Todos los asaltos al Estado democrático de derecho se dirimen en la destrucción del parlamentarismo. Los amigos de la homogeneidad nacional lo odian porque no hace visible su pretendida uniformidad. Pero al asaltarlo, tienen que cambiar el concepto de democracia. Ya no será democracia representativa, sino otra asentada en la representación sustancial, compacta, personificada en algún caudillo. Es el primer paso para otras formas de actuación política. Esta fue siempre la previsión de Carl Schmitt, el teórico de cabecera de la derecha española.
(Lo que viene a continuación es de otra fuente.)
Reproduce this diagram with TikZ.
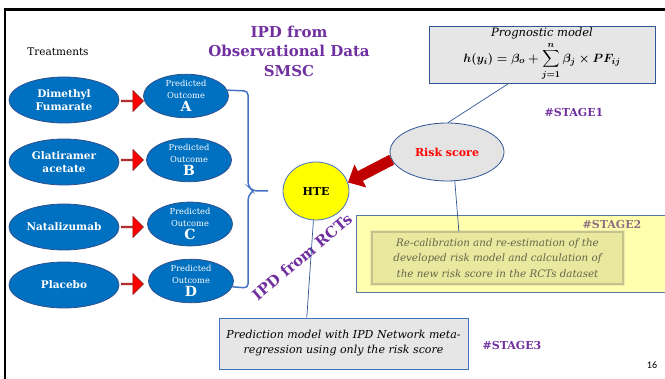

Sin embargo, el parlamentarismo también necesita de una condición. Tiene que trabajar con al menos un denominador común: proyectar sobre los representados la aspiración a definir un bien para todos ellos. Esto concierne también a las minorías nacionales, en la medida en que la Constitución reconoce sus derechos como plenamente reconciliables con el bien general. La Ley de Amnistía ha sido planteada de la peor manera posible, como si hiciera de la necesidad virtud. Era una obligación fundamental del Estado atender a su fundamento democrático y reponer cuanto antes la plenitud de una representación política justa. El Estado democrático ha cumplido con su deber al aprobarla. Pensar que debe ser permitida por alguna disposición de la Constitución es sencillamente equivocado, porque es obligada por la norma democrática fundamental que sostiene la Constitución.
Quien no ha cumplido con el deber de vincularse al sentido profundo de la amnistía, y de reconocer al Estado que la ofrece, ha sido Junts, la piedra de escándalo en todo este asunto. Pues al proclamar que no obra en su formación ese mínimo denominador común de toda lógica parlamentaria de buscar el bien general, esta formación no sólo cae en la contradicción de apoyar a un gobierno que sólo se podría legitimarse por promover ese bien general, sino que confiesa desconocer al Estado que la reintegra a su seno con plenos derechos. Al hacerlo, Junts actúa como si estos actos de Estado fueran nulos y sin valor, en la medida en que desconocen el Estado que los realiza.
Y no solo eso. Al mantener un política de provocaciones permanentes, es el causante principal y voluntario de este estado de ebullición febril que reclama su exclusión de la vida política. Se requiere mucha virtud cívica y mucha paciencia para, a pesar de todo, defender la ley de Amnistía, pero eso no impide decir algo. Al contribuir a la erosión de la institucionalidad parlamentaria, debilitando el único gobierno capaz de reconocer sus derechos, Junts está jugando a ser un aprendiz de brujo. También sabemos por la historia que este es un juego muy peligroso. Los estados de ebullición son incontrolables.